SpaceX has reportedly begun early discussions with investment banks over a possible mid-year listing window. Bloomberg first reported that the company aims to raise “well above” $25 billion, while Reuters cited sources placing the target closer to $30 billion. The listing is expected to include both SpaceX’s launch operations and its satellite-internet division, Starlink, reversing earlier speculation of a separate spin-off.
The company has declined to comment publicly on the reports. Its president and chief operating officer, Gwynne Shotwell, previously said that an IPO would only proceed once Starlink’s revenue had become “predictable and stable”. Recent investor briefings project revenue of around $15 billion for 2025, rising to as much as $24 billion in 2026, driven largely by satellite-broadband expansion.
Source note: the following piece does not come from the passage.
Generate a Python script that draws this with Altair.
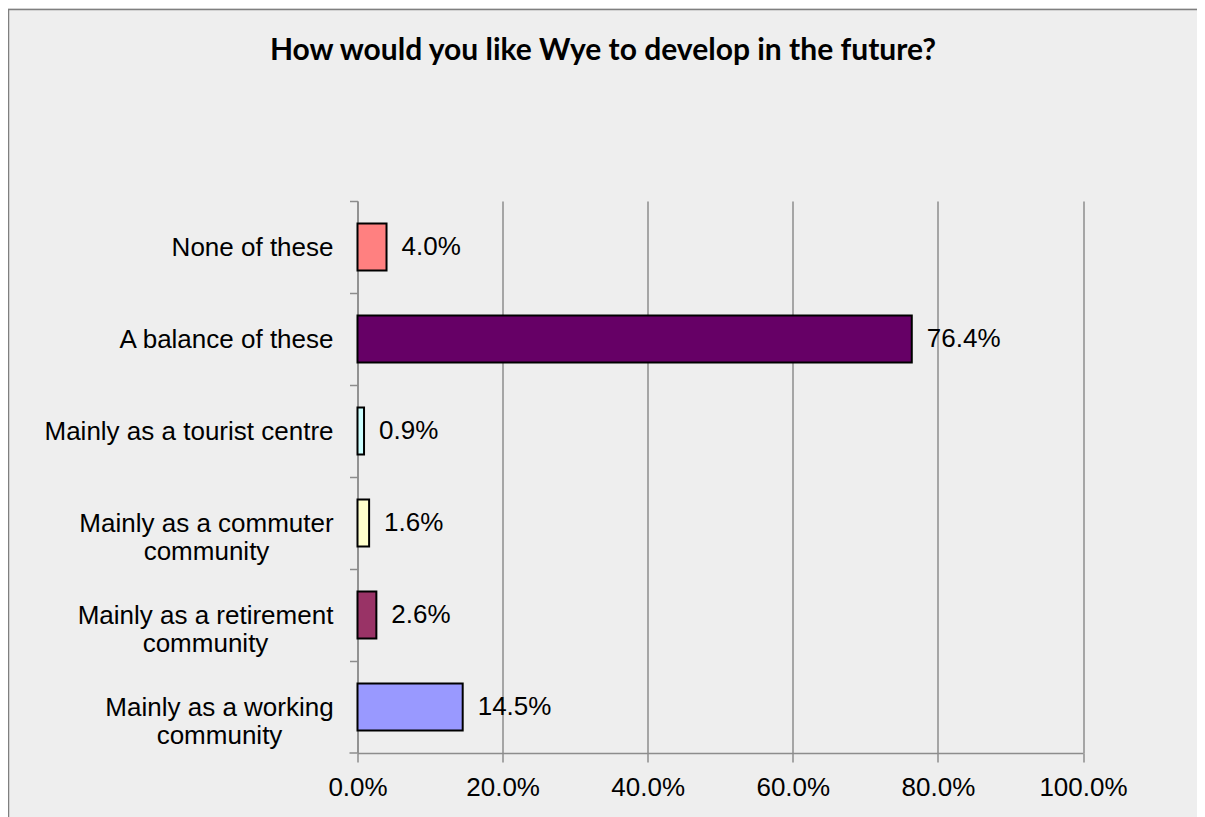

If confirmed, the offering would mark one of the largest ever seen on public markets. The last comparable listing — Saudi Aramco in 2019 — raised $29 billion and briefly valued the oil giant at more than $1.7 trillion. A SpaceX float approaching $1 trillion would immediately position the company among the world’s most valuable enterprises, rivalling Apple, Microsoft, and Nvidia.
Market analysts say the timing reflects both investor optimism and an expected rebound in US equity issuance after two years of subdued activity. A number of late-stage technology businesses, including Stripe and Databricks, are also reported to be assessing 2026 listings as confidence returns to growth-oriented stocks.
For the space sector, the move could prove transformative. A SpaceX IPO would offer public-market exposure to orbital infrastructure for the first time in more than a decade, providing a transparent benchmark for valuations across launch, satellite-communications, and space-data markets. It may also accelerate funding into companies building related ecosystems — from propulsion and component suppliers to data-processing providers.
However, regulatory and national-security considerations could influence the structure of any eventual listing. SpaceX’s work with NASA and the US Department of Defense means scrutiny from the Securities and Exchange Commission and the Committee on Foreign Investment in the United States is likely, particularly concerning foreign shareholder participation.
Until formal filings are made, the scale of the float and its timing remain unconfirmed. But if the company proceeds, it would mark a defining moment for commercial space — shifting one of the world’s most closely held private enterprises into the glare of public markets.